▶ [Task statement]: Retype all material exactly. Pictures stay out of the copy.
--- Start of Stored data ---
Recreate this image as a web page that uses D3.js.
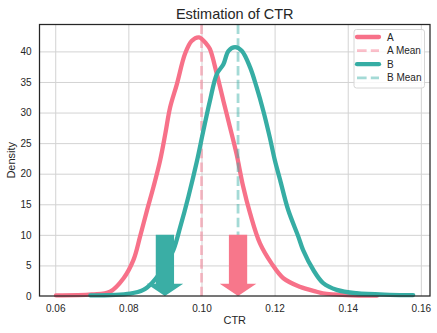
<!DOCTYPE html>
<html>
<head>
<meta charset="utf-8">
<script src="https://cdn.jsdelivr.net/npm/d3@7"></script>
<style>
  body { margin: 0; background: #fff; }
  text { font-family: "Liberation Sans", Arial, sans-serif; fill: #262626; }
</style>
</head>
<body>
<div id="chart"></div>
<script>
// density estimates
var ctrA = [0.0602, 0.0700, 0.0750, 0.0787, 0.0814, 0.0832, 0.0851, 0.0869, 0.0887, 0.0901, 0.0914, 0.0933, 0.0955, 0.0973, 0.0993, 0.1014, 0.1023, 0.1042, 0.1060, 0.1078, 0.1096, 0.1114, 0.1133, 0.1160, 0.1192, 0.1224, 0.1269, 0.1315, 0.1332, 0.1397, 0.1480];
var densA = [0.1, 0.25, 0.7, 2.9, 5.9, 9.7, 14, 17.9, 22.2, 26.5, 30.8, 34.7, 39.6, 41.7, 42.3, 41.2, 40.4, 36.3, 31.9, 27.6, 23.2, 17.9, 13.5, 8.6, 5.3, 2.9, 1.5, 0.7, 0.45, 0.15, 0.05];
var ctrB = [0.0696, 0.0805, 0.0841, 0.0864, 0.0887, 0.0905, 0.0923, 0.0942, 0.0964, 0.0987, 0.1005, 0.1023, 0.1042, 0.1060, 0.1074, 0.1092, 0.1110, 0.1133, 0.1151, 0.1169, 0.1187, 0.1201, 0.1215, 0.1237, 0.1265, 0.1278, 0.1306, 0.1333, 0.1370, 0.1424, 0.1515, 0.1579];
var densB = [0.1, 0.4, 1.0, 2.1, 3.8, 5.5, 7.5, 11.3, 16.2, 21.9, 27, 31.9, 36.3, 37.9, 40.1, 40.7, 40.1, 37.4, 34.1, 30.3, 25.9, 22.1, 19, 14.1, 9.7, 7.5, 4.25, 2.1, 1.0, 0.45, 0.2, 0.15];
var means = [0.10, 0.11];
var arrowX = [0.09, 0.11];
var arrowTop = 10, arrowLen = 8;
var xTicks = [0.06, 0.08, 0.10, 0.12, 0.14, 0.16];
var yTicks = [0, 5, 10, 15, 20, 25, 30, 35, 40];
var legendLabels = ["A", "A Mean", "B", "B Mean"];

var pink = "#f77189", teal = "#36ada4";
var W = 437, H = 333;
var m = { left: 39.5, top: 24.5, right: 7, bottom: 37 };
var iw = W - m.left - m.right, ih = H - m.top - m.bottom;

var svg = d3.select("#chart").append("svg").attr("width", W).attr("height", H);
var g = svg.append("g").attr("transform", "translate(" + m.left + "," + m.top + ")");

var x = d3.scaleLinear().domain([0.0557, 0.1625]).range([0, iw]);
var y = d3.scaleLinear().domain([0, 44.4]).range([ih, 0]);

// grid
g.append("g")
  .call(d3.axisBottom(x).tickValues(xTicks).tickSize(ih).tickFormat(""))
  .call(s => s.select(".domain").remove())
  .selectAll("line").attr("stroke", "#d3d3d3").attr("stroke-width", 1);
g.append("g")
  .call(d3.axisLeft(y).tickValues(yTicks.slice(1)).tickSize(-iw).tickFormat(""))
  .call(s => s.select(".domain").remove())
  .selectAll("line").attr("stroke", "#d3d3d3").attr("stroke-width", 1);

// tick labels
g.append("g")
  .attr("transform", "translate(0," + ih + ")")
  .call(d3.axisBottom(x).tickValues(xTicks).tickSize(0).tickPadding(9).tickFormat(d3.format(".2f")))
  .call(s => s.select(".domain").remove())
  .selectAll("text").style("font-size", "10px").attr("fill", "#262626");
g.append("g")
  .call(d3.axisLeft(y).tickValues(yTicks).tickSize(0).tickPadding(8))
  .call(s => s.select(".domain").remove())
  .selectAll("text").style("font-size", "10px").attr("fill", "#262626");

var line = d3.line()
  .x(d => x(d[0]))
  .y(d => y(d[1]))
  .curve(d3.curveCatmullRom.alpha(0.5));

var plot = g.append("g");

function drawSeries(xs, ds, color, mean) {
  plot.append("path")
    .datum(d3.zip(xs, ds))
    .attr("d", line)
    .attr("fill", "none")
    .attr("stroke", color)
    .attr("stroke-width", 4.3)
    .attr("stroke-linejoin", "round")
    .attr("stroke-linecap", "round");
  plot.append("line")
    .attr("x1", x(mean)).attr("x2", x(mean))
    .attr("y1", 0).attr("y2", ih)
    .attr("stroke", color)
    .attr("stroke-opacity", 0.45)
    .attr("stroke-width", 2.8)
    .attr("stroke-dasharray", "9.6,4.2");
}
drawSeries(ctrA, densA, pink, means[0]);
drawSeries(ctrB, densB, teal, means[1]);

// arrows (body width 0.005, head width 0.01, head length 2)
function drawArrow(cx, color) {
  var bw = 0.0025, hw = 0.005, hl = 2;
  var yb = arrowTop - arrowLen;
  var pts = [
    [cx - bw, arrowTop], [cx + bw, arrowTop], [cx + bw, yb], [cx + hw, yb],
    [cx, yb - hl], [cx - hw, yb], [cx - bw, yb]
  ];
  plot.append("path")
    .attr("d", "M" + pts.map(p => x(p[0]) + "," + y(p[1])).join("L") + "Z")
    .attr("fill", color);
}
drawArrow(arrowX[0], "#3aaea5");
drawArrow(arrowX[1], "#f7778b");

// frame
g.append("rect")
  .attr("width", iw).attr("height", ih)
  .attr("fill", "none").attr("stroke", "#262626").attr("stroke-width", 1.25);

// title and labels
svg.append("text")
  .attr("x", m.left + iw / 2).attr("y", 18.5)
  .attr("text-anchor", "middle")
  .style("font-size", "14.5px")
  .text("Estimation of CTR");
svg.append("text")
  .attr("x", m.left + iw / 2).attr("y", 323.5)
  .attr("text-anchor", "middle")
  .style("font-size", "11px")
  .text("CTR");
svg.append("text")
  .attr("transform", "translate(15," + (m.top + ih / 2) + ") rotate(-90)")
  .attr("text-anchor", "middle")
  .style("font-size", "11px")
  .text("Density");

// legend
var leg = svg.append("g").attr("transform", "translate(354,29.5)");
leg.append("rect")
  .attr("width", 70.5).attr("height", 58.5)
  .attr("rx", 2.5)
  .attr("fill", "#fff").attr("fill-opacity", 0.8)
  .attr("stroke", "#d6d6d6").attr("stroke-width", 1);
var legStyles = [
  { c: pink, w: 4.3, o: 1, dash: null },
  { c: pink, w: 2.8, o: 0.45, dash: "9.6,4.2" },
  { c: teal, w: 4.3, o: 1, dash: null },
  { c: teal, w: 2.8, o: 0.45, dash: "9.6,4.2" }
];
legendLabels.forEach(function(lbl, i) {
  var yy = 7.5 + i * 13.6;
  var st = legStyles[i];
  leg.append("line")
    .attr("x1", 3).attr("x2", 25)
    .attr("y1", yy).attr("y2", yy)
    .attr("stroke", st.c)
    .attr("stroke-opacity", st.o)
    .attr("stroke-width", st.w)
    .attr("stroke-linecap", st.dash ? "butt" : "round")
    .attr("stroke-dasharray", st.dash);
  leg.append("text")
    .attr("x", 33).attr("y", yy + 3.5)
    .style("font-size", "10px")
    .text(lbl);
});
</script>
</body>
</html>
--- End of Stored data ---
▶ [Finished task]:
Recreate this image as a web page that uses D3.js.
<!DOCTYPE html>
<html>
<head>
<meta charset="utf-8">
<script src="https://cdn.jsdelivr.net/npm/d3@7"></script>
<style>
  body { margin: 0; background: #fff; }
  text { font-family: "Liberation Sans", Arial, sans-serif; fill: #262626; }
</style>
</head>
<body>
<div id="chart"></div>
<script>
// density estimates
var ctrA = [0.0602, 0.0700, 0.0750, 0.0787, 0.0814, 0.0832, 0.0851, 0.0869, 0.0887, 0.0901, 0.0914, 0.0933, 0.0955, 0.0973, 0.0993, 0.1014, 0.1023, 0.1042, 0.1060, 0.1078, 0.1096, 0.1114, 0.1133, 0.1160, 0.1192, 0.1224, 0.1269, 0.1315, 0.1332, 0.1397, 0.1480];
var densA = [0.1, 0.25, 0.7, 2.9, 5.9, 9.7, 14, 17.9, 22.2, 26.5, 30.8, 34.7, 39.6, 41.7, 42.3, 41.2, 40.4, 36.3, 31.9, 27.6, 23.2, 17.9, 13.5, 8.6, 5.3, 2.9, 1.5, 0.7, 0.45, 0.15, 0.05];
var ctrB = [0.0696, 0.0805, 0.0841, 0.0864, 0.0887, 0.0905, 0.0923, 0.0942, 0.0964, 0.0987, 0.1005, 0.1023, 0.1042, 0.1060, 0.1074, 0.1092, 0.1110, 0.1133, 0.1151, 0.1169, 0.1187, 0.1201, 0.1215, 0.1237, 0.1265, 0.1278, 0.1306, 0.1333, 0.1370, 0.1424, 0.1515, 0.1579];
var densB = [0.1, 0.4, 1.0, 2.1, 3.8, 5.5, 7.5, 11.3, 16.2, 21.9, 27, 31.9, 36.3, 37.9, 40.1, 40.7, 40.1, 37.4, 34.1, 30.3, 25.9, 22.1, 19, 14.1, 9.7, 7.5, 4.25, 2.1, 1.0, 0.45, 0.2, 0.15];
var means = [0.10, 0.11];
var arrowX = [0.09, 0.11];
var arrowTop = 10, arrowLen = 8;
var xTicks = [0.06, 0.08, 0.10, 0.12, 0.14, 0.16];
var yTicks = [0, 5, 10, 15, 20, 25, 30, 35, 40];
var legendLabels = ["A", "A Mean", "B", "B Mean"];

var pink = "#f77189", teal = "#36ada4";
var W = 437, H = 333;
var m = { left: 39.5, top: 24.5, right: 7, bottom: 37 };
var iw = W - m.left - m.right, ih = H - m.top - m.bottom;

var svg = d3.select("#chart").append("svg").attr("width", W).attr("height", H);
var g = svg.append("g").attr("transform", "translate(" + m.left + "," + m.top + ")");

var x = d3.scaleLinear().domain([0.0557, 0.1625]).range([0, iw]);
var y = d3.scaleLinear().domain([0, 44.4]).range([ih, 0]);

// grid
g.append("g")
  .call(d3.axisBottom(x).tickValues(xTicks).tickSize(ih).tickFormat(""))
  .call(s => s.select(".domain").remove())
  .selectAll("line").attr("stroke", "#d3d3d3").attr("stroke-width", 1);
g.append("g")
  .call(d3.axisLeft(y).tickValues(yTicks.slice(1)).tickSize(-iw).tickFormat(""))
  .call(s => s.select(".domain").remove())
  .selectAll("line").attr("stroke", "#d3d3d3").attr("stroke-width", 1);

// tick labels
g.append("g")
  .attr("transform", "translate(0," + ih + ")")
  .call(d3.axisBottom(x).tickValues(xTicks).tickSize(0).tickPadding(9).tickFormat(d3.format(".2f")))
  .call(s => s.select(".domain").remove())
  .selectAll("text").style("font-size", "10px").attr("fill", "#262626");
g.append("g")
  .call(d3.axisLeft(y).tickValues(yTicks).tickSize(0).tickPadding(8))
  .call(s => s.select(".domain").remove())
  .selectAll("text").style("font-size", "10px").attr("fill", "#262626");

var line = d3.line()
  .x(d => x(d[0]))
  .y(d => y(d[1]))
  .curve(d3.curveCatmullRom.alpha(0.5));

var plot = g.append("g");

function drawSeries(xs, ds, color, mean) {
  plot.append("path")
    .datum(d3.zip(xs, ds))
    .attr("d", line)
    .attr("fill", "none")
    .attr("stroke", color)
    .attr("stroke-width", 4.3)
    .attr("stroke-linejoin", "round")
    .attr("stroke-linecap", "round");
  plot.append("line")
    .attr("x1", x(mean)).attr("x2", x(mean))
    .attr("y1", 0).attr("y2", ih)
    .attr("stroke", color)
    .attr("stroke-opacity", 0.45)
    .attr("stroke-width", 2.8)
    .attr("stroke-dasharray", "9.6,4.2");
}
drawSeries(ctrA, densA, pink, means[0]);
drawSeries(ctrB, densB, teal, means[1]);

// arrows (body width 0.005, head width 0.01, head length 2)
function drawArrow(cx, color) {
  var bw = 0.0025, hw = 0.005, hl = 2;
  var yb = arrowTop - arrowLen;
  var pts = [
    [cx - bw, arrowTop], [cx + bw, arrowTop], [cx + bw, yb], [cx + hw, yb],
    [cx, yb - hl], [cx - hw, yb], [cx - bw, yb]
  ];
  plot.append("path")
    .attr("d", "M" + pts.map(p => x(p[0]) + "," + y(p[1])).join("L") + "Z")
    .attr("fill", color);
}
drawArrow(arrowX[0], "#3aaea5");
drawArrow(arrowX[1], "#f7778b");

// frame
g.append("rect")
  .attr("width", iw).attr("height", ih)
  .attr("fill", "none").attr("stroke", "#262626").attr("stroke-width", 1.25);

// title and labels
svg.append("text")
  .attr("x", m.left + iw / 2).attr("y", 18.5)
  .attr("text-anchor", "middle")
  .style("font-size", "14.5px")
  .text("Estimation of CTR");
svg.append("text")
  .attr("x", m.left + iw / 2).attr("y", 323.5)
  .attr("text-anchor", "middle")
  .style("font-size", "11px")
  .text("CTR");
svg.append("text")
  .attr("transform", "translate(15," + (m.top + ih / 2) + ") rotate(-90)")
  .attr("text-anchor", "middle")
  .style("font-size", "11px")
  .text("Density");

// legend
var leg = svg.append("g").attr("transform", "translate(354,29.5)");
leg.append("rect")
  .attr("width", 70.5).attr("height", 58.5)
  .attr("rx", 2.5)
  .attr("fill", "#fff").attr("fill-opacity", 0.8)
  .attr("stroke", "#d6d6d6").attr("stroke-width", 1);
var legStyles = [
  { c: pink, w: 4.3, o: 1, dash: null },
  { c: pink, w: 2.8, o: 0.45, dash: "9.6,4.2" },
  { c: teal, w: 4.3, o: 1, dash: null },
  { c: teal, w: 2.8, o: 0.45, dash: "9.6,4.2" }
];
legendLabels.forEach(function(lbl, i) {
  var yy = 7.5 + i * 13.6;
  var st = legStyles[i];
  leg.append("line")
    .attr("x1", 3).attr("x2", 25)
    .attr("y1", yy).attr("y2", yy)
    .attr("stroke", st.c)
    .attr("stroke-opacity", st.o)
    .attr("stroke-width", st.w)
    .attr("stroke-linecap", st.dash ? "butt" : "round")
    .attr("stroke-dasharray", st.dash);
  leg.append("text")
    .attr("x", 33).attr("y", yy + 3.5)
    .style("font-size", "10px")
    .text(lbl);
});
</script>
</body>
</html>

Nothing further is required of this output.